How to get 256 colors with GNU screen and vim

If you're anything like me -- and let's hope you're not -- you've wanted to get vim to look pretty.

What, why?

Ubuntu, for some reason, ships with GNU screen and vim not configured to take advantage of 256 color terminals. I'm sure it has something to do with the massive number of users whose monitors cannot display more than 16.

Say you really like one of the color schemes for vim displayed over at the vim color scheme test, but when you download and install it, it looks terrible! You, my friend, do not have 256 colors.

Step 1

Your Terminal

Check your terminal.

Some terminals support 256 colors, while others may not. Since I'm working with Ubuntu, and gnome-terminal is pretty darned good at its job, I was glad to find that it supports 256 out of the box. Horray!

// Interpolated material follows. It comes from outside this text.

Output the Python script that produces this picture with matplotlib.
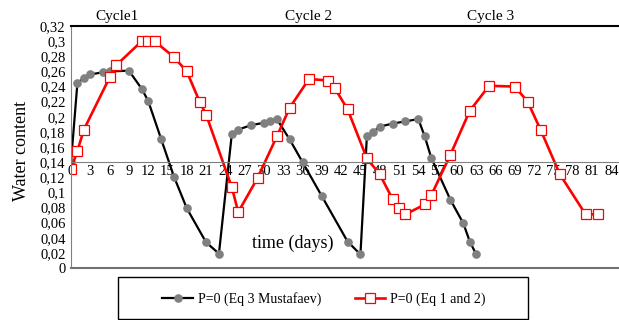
import matplotlib.pyplot as plt
from matplotlib.patches import Rectangle
from matplotlib.ticker import FuncFormatter

# Data (days, water content)
mustafaev_days = [0, 1, 2, 3, 5, 6, 9, 11, 12, 14, 16, 18, 21, 23,
                  25, 26, 28, 30, 31, 32, 34, 36, 39, 43, 45,
                  46, 47, 48, 50, 52, 54, 55, 56, 59, 61, 62, 63]
mustafaev_wc = [0.14, 0.245, 0.251, 0.256, 0.259, 0.260, 0.261, 0.237, 0.221, 0.171, 0.121, 0.079, 0.034, 0.019,
                0.177, 0.183, 0.189, 0.192, 0.195, 0.197, 0.170, 0.140, 0.095, 0.035, 0.018,
                0.174, 0.180, 0.187, 0.191, 0.194, 0.197, 0.174, 0.146, 0.090, 0.059, 0.035, 0.018]

eq12_days = [0, 1, 2, 6, 7, 11, 12, 13, 16, 18, 20, 21, 25, 26, 29, 32, 34, 37, 40, 41, 43,
             46, 48, 50, 51, 52, 55, 56, 59, 62, 65, 69, 71, 73, 76, 80, 82]
eq12_wc = [0.131, 0.155, 0.183, 0.252, 0.268, 0.300, 0.300, 0.300, 0.279, 0.260, 0.220, 0.203,
           0.107, 0.074, 0.119, 0.174, 0.212, 0.250, 0.248, 0.238, 0.210,
           0.145, 0.124, 0.091, 0.079, 0.071, 0.084, 0.096, 0.150, 0.208, 0.241, 0.240,
           0.220, 0.183, 0.124, 0.071, 0.071]

cycle_labels = ['Cycle1', 'Cycle 2', 'Cycle 3']
cycle_pos = [7.1, 36.9, 65.3]
x_ticks = list(range(0, 85, 3))
y_ticks = [i * 0.02 for i in range(17)]

plt.rcParams['font.family'] = ['Liberation Serif', 'DejaVu Serif']

fig = plt.figure(figsize=(6.19, 3.2), dpi=100)
ax = fig.add_axes([0.1147, 0.1625, 0.8853, 0.756])

# Series
ax.plot(mustafaev_days, mustafaev_wc, color='black', lw=1.6, marker='o', markersize=5.2,
        markerfacecolor='#808080', markeredgecolor='#808080', label='P=0 (Eq 3 Mustafaev)')
ax.plot(eq12_days, eq12_wc, color='#ff0000', lw=1.9, marker='s', markersize=6.5,
        markerfacecolor='white', markeredgecolor='#ff0000', markeredgewidth=0.9,
        label='P=0 (Eq 1 and 2)')

# Axes: x axis crosses at 0.14
ax.set_xlim(0, 85.2)
ax.set_ylim(0, 0.32)
ax.spines['bottom'].set_position(('data', 0.14))
ax.spines['bottom'].set_color('#808080')
ax.spines['left'].set_color('#808080')
ax.spines['right'].set_visible(False)
ax.spines['top'].set_color('black')
ax.spines['top'].set_linewidth(1.5)
ax.axhline(0, color='#707070', lw=1.5, clip_on=False)

ax.set_xticks(x_ticks)
ax.set_yticks(y_ticks)
ax.yaxis.set_major_formatter(FuncFormatter(lambda v, p: f'{round(v, 2):g}'.replace('.', ',')))
ax.tick_params(axis='both', length=0, labelsize=10.5)
ax.tick_params(axis='y', pad=4)
ax.tick_params(axis='x', pad=2)

# Text
for lab, xp in zip(cycle_labels, cycle_pos):
    ax.text(xp, 1.041, lab, transform=ax.get_xaxis_transform(), ha='center', va='center', fontsize=11)
ax.text(34.5, 0.032, 'time (days)', ha='center', va='center', fontsize=13)
fig.text(22 / 619, 1 - 151 / 320, 'Water content', rotation=90, ha='center', va='center', fontsize=13)

# Legend with box drawn by hand
fig.legend(loc='center', bbox_to_anchor=(324 / 619, 1 - 299 / 320), ncol=2, frameon=False,
           fontsize=10, handlelength=2.2, handletextpad=0.35, columnspacing=2.4)
fig.patches.append(Rectangle((118 / 619, 1 / 320), 410 / 619, 42 / 320, transform=fig.transFigure,
                             fill=False, edgecolor='black', lw=1))

plt.savefig('out.png', dpi=100)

But let's make sure. Here is a small perl script that will output a 256 color grid in your terminal. You should get something that looks like this:

The perl script is originally found at http://www.frexx.de/xterm-256-notes/data/256colors2.pl.

Step 2

Vim

Configure Vim

Vim is easy to configure for 256 color use. Just add the following to your .vimrc or other configuration:

set t_Co=256

That's it. Try it out with one of the schemes from above to make sure it looks decent before moving on.

Step 3

Screen

Configuring Screen

GNU screen, the wiliest of them all. Ubuntu was nice enough, around 2008 to enable 256 color support in screen, however, for some reason, does not ship with this option enabled.

Update your .screenrc file and add the following:

attrcolor b ".I"
termcapinfo xterm 'Co#256:AB=\E[48;5;%dm:AF=\E38;5;%dm'
defbce "on"

I suggest copy and pasting that without trying to understand it. No one understands termcap stuff.